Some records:
START
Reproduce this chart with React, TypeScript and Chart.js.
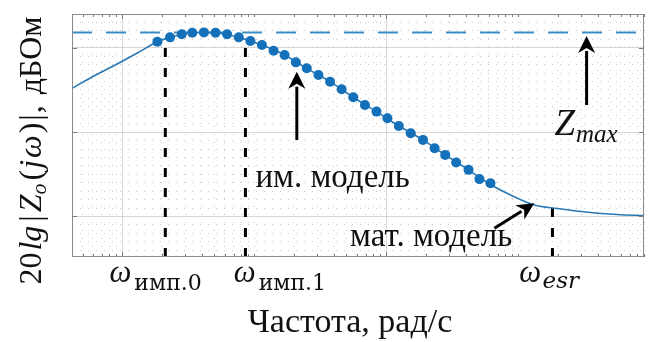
import React, { useEffect, useRef } from "react";
import { Chart, registerables } from "chart.js";

Chart.register(...registerables);

// ---------------- data ----------------
const xRange = [41.6, 9.0e5];
const yRange = [15.2, 44];
const xMajorTicks = [1e2, 1e4];
const yMajorTicks = [20, 30, 40];

// mathematical model (thin line)
const modelOmega = [41.6, 60, 90, 130, 184.7, 230, 340, 416, 510, 764, 1145, 1700, 2500, 3760, 5635, 8450, 12470, 19020, 28030, 42100, 61700, 90900, 132600, 198600, 352300, 563700, 900000];
const modelDb = [35.19, 36.59, 38.01, 39.37, 40.71, 41.23, 41.78, 41.82, 41.78, 41.23, 40.32, 39.14, 37.56, 35.98, 34.13, 32.43, 30.73, 29.08, 27.3, 25.53, 23.8, 22.43, 21.37, 20.95, 20.47, 20.24, 20.1];

// simulation model (markers)
const simOmega = [184.7, 230.2, 282.2, 339.3, 415.7, 509.5, 623.3, 763.8, 936, 1145, 1403, 1699, 2068, 2503, 3068, 3760, 4598, 5635, 6906, 8450, 10227, 12470, 15360, 19020, 23310, 28030, 33930, 42100, 50950, 61700];
const simDb = [40.71, 41.23, 41.59, 41.78, 41.82, 41.78, 41.59, 41.23, 40.79, 40.32, 39.64, 39.14, 38.27, 37.56, 36.77, 35.98, 35.08, 34.13, 33.22, 32.43, 31.64, 30.73, 29.87, 29.08, 28.09, 27.3, 26.39, 25.53, 24.43, 23.95];

const zMaxDb = 41.8;

// vertical frequency markers
const markerSub = ["имп.0", "имп.1", "esr"];
const markerOmega = [212, 858, 182100];
const markerTopDb = [41.0, 41.15, 21.13];
const markerLabelOmega = [80, 700, 102000];

// arrows
const arrowFromOmega = [2104, 330600, 66140];
const arrowFromDb = [29.07, 33.21, 18.6];
const arrowToOmega = [2104, 330600, 132600];
const arrowToDb = [37.16, 41.39, 21.56];

// notes
const noteText = ["им. модель", "мат. модель"];
const noteOmega = [1021, 5321];
const noteDb = [23.46, 16.56];
const zMaxLabelOmega = 188600;
const zMaxLabelDb = 29.66;

const xTitle = "Частота, рад/с";

// ---------------- helpers ----------------
const LS = '"Liberation Serif", serif';
const DS = '"DejaVu Serif", serif';

function xTickValues(): number[] {
  const out: number[] = [];
  for (let e = 1; e <= 5; e++) {
    for (let n = 1; n <= 9; n++) {
      const v = n * Math.pow(10, e);
      if (v >= xRange[0] && v <= xRange[1]) out.push(v);
    }
  }
  return out;
}
function yTickValues(): number[] {
  const out: number[] = [];
  for (let v = Math.ceil(yRange[0]); v <= Math.floor(yRange[1]); v++) out.push(v);
  return out;
}
const isMajorX = (v: number) => xMajorTicks.some((m) => Math.abs(v - m) / m < 1e-6);
const isMajorY = (v: number) => yMajorTicks.includes(v);

type Seg = { t: string; f: string; dy?: number; dx?: number };
function richWidth(ctx: CanvasRenderingContext2D, segs: Seg[]) {
  let w = 0;
  for (const s of segs) {
    ctx.font = s.f;
    w += ctx.measureText(s.t).width + (s.dx || 0);
  }
  return w;
}
function drawRich(ctx: CanvasRenderingContext2D, segs: Seg[], x: number, y: number) {
  let cx = x;
  for (const s of segs) {
    ctx.font = s.f;
    cx += s.dx || 0;
    ctx.fillText(s.t, cx, y + (s.dy || 0));
    cx += ctx.measureText(s.t).width;
  }
}
function drawArrow(ctx: CanvasRenderingContext2D, x1: number, y1: number, x2: number, y2: number) {
  const dx = x2 - x1, dy = y2 - y1;
  const L = Math.hypot(dx, dy);
  const ux = dx / L, uy = dy / L;
  const hl = 17, hw = 8.5;
  const bx = x2 - ux * hl, by = y2 - uy * hl;
  ctx.beginPath();
  ctx.moveTo(x1, y1);
  ctx.lineTo(bx + ux * 2, by + uy * 2);
  ctx.lineWidth = 3;
  ctx.strokeStyle = "#000";
  ctx.stroke();
  ctx.beginPath();
  ctx.moveTo(x2, y2);
  ctx.lineTo(bx - uy * hw, by + ux * hw);
  ctx.lineTo(bx + ux * 5, by + uy * 5);
  ctx.lineTo(bx + uy * hw, by - ux * hw);
  ctx.closePath();
  ctx.fillStyle = "#000";
  ctx.fill();
}

const overlayPlugin = {
  id: "overlay",
  afterDraw(chart: any) {
    const { ctx, chartArea: a, scales } = chart;
    const x = scales.x, y = scales.y;
    ctx.save();
    // inward ticks
    ctx.strokeStyle = "#7a7a7a";
    ctx.lineWidth = 1;
    ctx.beginPath();
    for (const t of x.ticks) {
      const px = Math.round(x.getPixelForValue(t.value)) + 0.5;
      const len = isMajorX(t.value) ? 5 : 3;
      ctx.moveTo(px, a.bottom);
      ctx.lineTo(px, a.bottom - len);
      ctx.moveTo(px, a.top);
      ctx.lineTo(px, a.top + len);
    }
    for (const v of yMajorTicks) {
      const py = Math.round(y.getPixelForValue(v)) + 0.5;
      ctx.moveTo(a.left, py);
      ctx.lineTo(a.left + 5, py);
      ctx.moveTo(a.right, py);
      ctx.lineTo(a.right - 5, py);
    }
    ctx.stroke();
    // box
    ctx.strokeStyle = "#8a8a8a";
    ctx.strokeRect(Math.round(a.left) + 0.5, Math.round(a.top) + 0.5, Math.round(a.right - a.left) - 1, Math.round(a.bottom - a.top) - 1);

    // arrows
    for (let i = 0; i < arrowFromOmega.length; i++) {
      drawArrow(
        ctx,
        x.getPixelForValue(arrowFromOmega[i]),
        y.getPixelForValue(arrowFromDb[i]),
        x.getPixelForValue(arrowToOmega[i]),
        y.getPixelForValue(arrowToDb[i])
      );
    }

    ctx.fillStyle = "#111";
    ctx.textBaseline = "alphabetic";
    ctx.textAlign = "left";
    // notes
    ctx.font = `33px ${LS}`;
    for (let i = 0; i < noteText.length; i++) {
      ctx.fillText(noteText[i], x.getPixelForValue(noteOmega[i]), y.getPixelForValue(noteDb[i]));
    }
    // Z_max
    drawRich(
      ctx,
      [
        { t: "Z", f: `italic 37px ${LS}` },
        { t: "max", f: `italic 25px ${LS}`, dy: 6.7, dx: 1 },
      ],
      x.getPixelForValue(zMaxLabelOmega),
      y.getPixelForValue(zMaxLabelDb)
    );
    // x marker labels
    for (let i = 0; i < markerSub.length; i++) {
      const px = x.getPixelForValue(markerLabelOmega[i]);
      const base = a.bottom + 24.5;
      const sub: Seg =
        i < 2
          ? { t: markerSub[i], f: `22px ${DS}`, dy: 8.3, dx: 3 }
          : { t: markerSub[i], f: `italic 23px ${DS}`, dy: 6.6, dx: 1.5 };
      drawRich(ctx, [{ t: "ω", f: `italic 31px ${LS}` }, sub], px, base);
    }
    // x title
    ctx.font = `34px ${LS}`;
    ctx.textAlign = "center";
    ctx.fillText(xTitle, (a.left + a.right) / 2 - 8, a.bottom + 74.7);
    ctx.textAlign = "left";
    // y title
    const ysegs: Seg[] = [
      { t: "20", f: `32px ${LS}` },
      { t: "lg", f: `italic 32px ${LS}`, dx: 2 },
      { t: "|", f: `32px ${LS}`, dx: 4 },
      { t: "Z", f: `italic 32px ${LS}`, dx: 3 },
      { t: "o", f: `italic 22px ${LS}`, dy: 5 },
      { t: "(", f: `32px ${LS}`, dx: 3 },
      { t: "j", f: `italic 32px ${LS}`, dx: 1 },
      { t: "ω", f: `italic 32px ${LS}`, dx: 2 },
      { t: ")", f: `32px ${LS}`, dx: 2 },
      { t: "|", f: `32px ${LS}`, dx: 2 },
      { t: ",", f: `32px ${LS}`, dx: 1 },
      { t: " дБОм", f: `32px ${LS}`, dx: 3 },
    ];
    const w = richWidth(ctx, ysegs);
    ctx.translate(41, (a.top + a.bottom) / 2 + 15);
    ctx.rotate(-Math.PI / 2);
    drawRich(ctx, ysegs, -w / 2, 0);
    ctx.restore();
  },
};

export default function App() {
  const ref = useRef<HTMLCanvasElement | null>(null);
  useEffect(() => {
    document.body.style.margin = "0";
    const canvas = ref.current!;
    const line = (xs: number[], ys: number[]) => xs.map((v, i) => ({ x: v, y: ys[i] }));
    const datasets: any[] = [
      {
        data: line(simOmega, simDb),
        showLine: false,
        pointRadius: 5,
        pointBackgroundColor: "#1470b9",
        pointBorderWidth: 0,
        order: 0,
      },
      {
        data: line(modelOmega, modelDb),
        borderColor: "#2a78b3",
        borderWidth: 1.6,
        pointRadius: 0,
        cubicInterpolationMode: "monotone",
        order: 1,
      },
      ...markerOmega.map((w, i) => ({
        data: [
          { x: w, y: yRange[0] },
          { x: w, y: markerTopDb[i] },
        ],
        borderColor: "#000",
        borderWidth: 3,
        borderDash: [9, 11],
        pointRadius: 0,
        order: 2,
      })),
      {
        data: [
          { x: xRange[0], y: zMaxDb },
          { x: xRange[1], y: zMaxDb },
        ],
        borderColor: "#3a8dc4",
        borderWidth: 2,
        borderDash: [20, 14],
        pointRadius: 0,
        order: 3,
      },
    ];
    const chart = new Chart(canvas, {
      type: "line",
      data: { datasets },
      options: {
        animation: false,
        responsive: false,
        devicePixelRatio: 1,
        layout: { padding: { left: 72, top: 14, right: 2, bottom: 85 } },
        plugins: { legend: { display: false }, tooltip: { enabled: false } },
        scales: {
          x: {
            type: "logarithmic",
            min: xRange[0],
            max: xRange[1],
            afterBuildTicks: (s: any) => {
              s.ticks = xTickValues().map((v) => ({ value: v }));
            },
            ticks: { display: false },
            grid: {
              drawTicks: false,
              color: (c: any) => (c.tick && isMajorX(c.tick.value) ? "#d6d6d6" : "#cbcbcb"),
            },
            border: {
              display: false,
              dash: (c: any) => (c.tick && !isMajorX(c.tick.value) ? [1, 7] : []),
            },
          },
          y: {
            type: "linear",
            min: yRange[0],
            max: yRange[1],
            afterBuildTicks: (s: any) => {
              s.ticks = yTickValues().map((v) => ({ value: v }));
            },
            ticks: { display: false },
            grid: {
              drawTicks: false,
              color: (c: any) => (c.tick && isMajorY(c.tick.value) ? "#d6d6d6" : "#cbcbcb"),
            },
            border: {
              display: false,
              dash: (c: any) => (c.tick && !isMajorY(c.tick.value) ? [1, 7] : []),
            },
          },
        },
      },
      plugins: [overlayPlugin],
    } as any);
    return () => chart.destroy();
  }, []);
  return (
    <div style={{ width: 649, height: 342 }}>
      <canvas ref={ref} width={649} height={342} style={{ display: "block" }} />
    </div>
  );
}
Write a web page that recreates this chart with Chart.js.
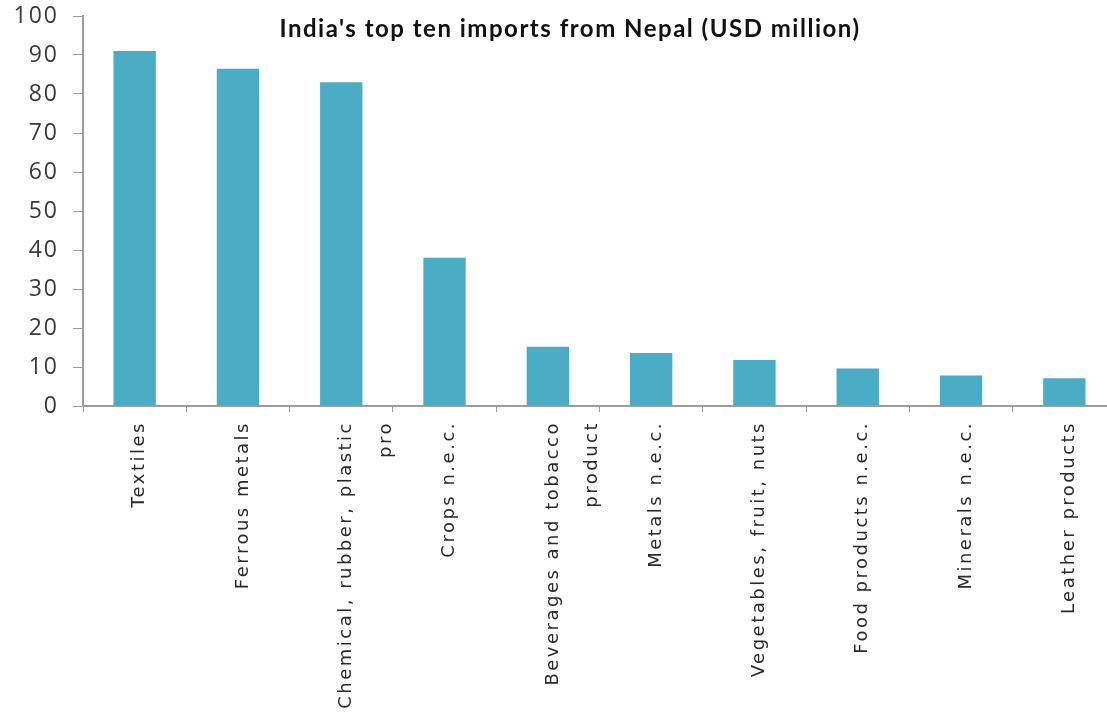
END
### Task brief
Restate the data word for word from its first line through the line with "Chart.register(...registerables);", leaving out any picture along the way.

### Task response
Reproduce this chart with React, TypeScript and Chart.js.
import React, { useEffect, useRef } from "react";
import { Chart, registerables } from "chart.js";

Chart.register(...registerables);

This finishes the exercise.